You should make sure that the relative that you ask to look after your cat on your death is both suitable and committed to the task. Common sense says that you have to discuss the matter in some depth with them beforehand. Suitability concerns the lifestyle of the individual, their attitude towards cats and their accommodation. Other factors might include whether the person they live with is also suited. When you think about it it can be quite complicated.
Of course, you want certainty for your cat on your passing but I don’t think you can achieve certainty. What you can achieve is the best possible outcome based upon the information that you have at the time.
It seems that there is a risk that your cat might be euthanised at a shelter which is why asking a relative to take over is theoretically better. This possibility arises because it is perhaps likely that an elderly person will be living with an elderly cat. Elderly cats are not favourites for adoption at shelters. Depending upon the ethos of the shelter concern, elderly cats might be euthanised if no adopters come forward.
There is little story in the news media which sort of highlights the kind of problem that might transpire. It concerns one of three sisters who moved in with her sick father when she was 28.
Her father had a dying wish for her: he asked her to take care of his to cats. She felt honoured to take on the task and so she agreed. He died in March and she brought his to cats to her London flat.
She found the task of looking after his cats difficult. She said, “But it’s been a struggle. They wrecked my furniture and regularly go missing for days.”
Her two sisters, when they visit her, tell her how badly she is caring for their father’s cats. Her sisters see a connection with their deceased father in his cats and it upsets them if they believe that they are not being cared for properly. There may be some friction between the sisters as a result.

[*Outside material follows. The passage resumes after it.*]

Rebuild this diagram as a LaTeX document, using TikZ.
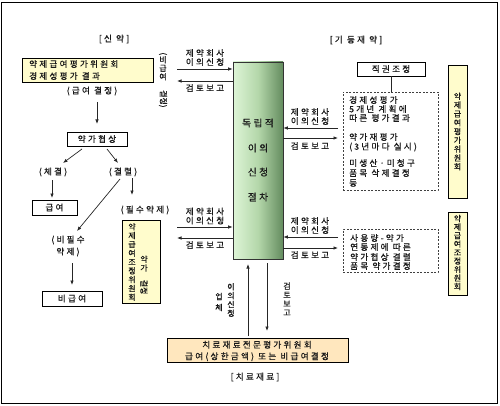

The woman was keen to help her father but has discovered that she is not quite suited to the task and neither, I will presume, is her lifestyle or property. It does not surprise me that the cats go missing. They have been relocated to a strange place. I suspect that they lived in a house when they lived with her father. They would have been well settled and now they are in an apartment. You feel that they are at risk of, for example, being run over by a vehicle bearing in mind the heavy traffic in London. It didn’t work out which is disappointing. I wonder what she will do?
Perhaps she should seek the involvement of her two sisters who are criticising her? Perhaps they can help tangibly rather than simply passing judgement. A lot of elderly people who have lived with a cat all their lives decide to cease this human-to-cat relationship well before their predicted death (a difficult task) in order to avoid the above.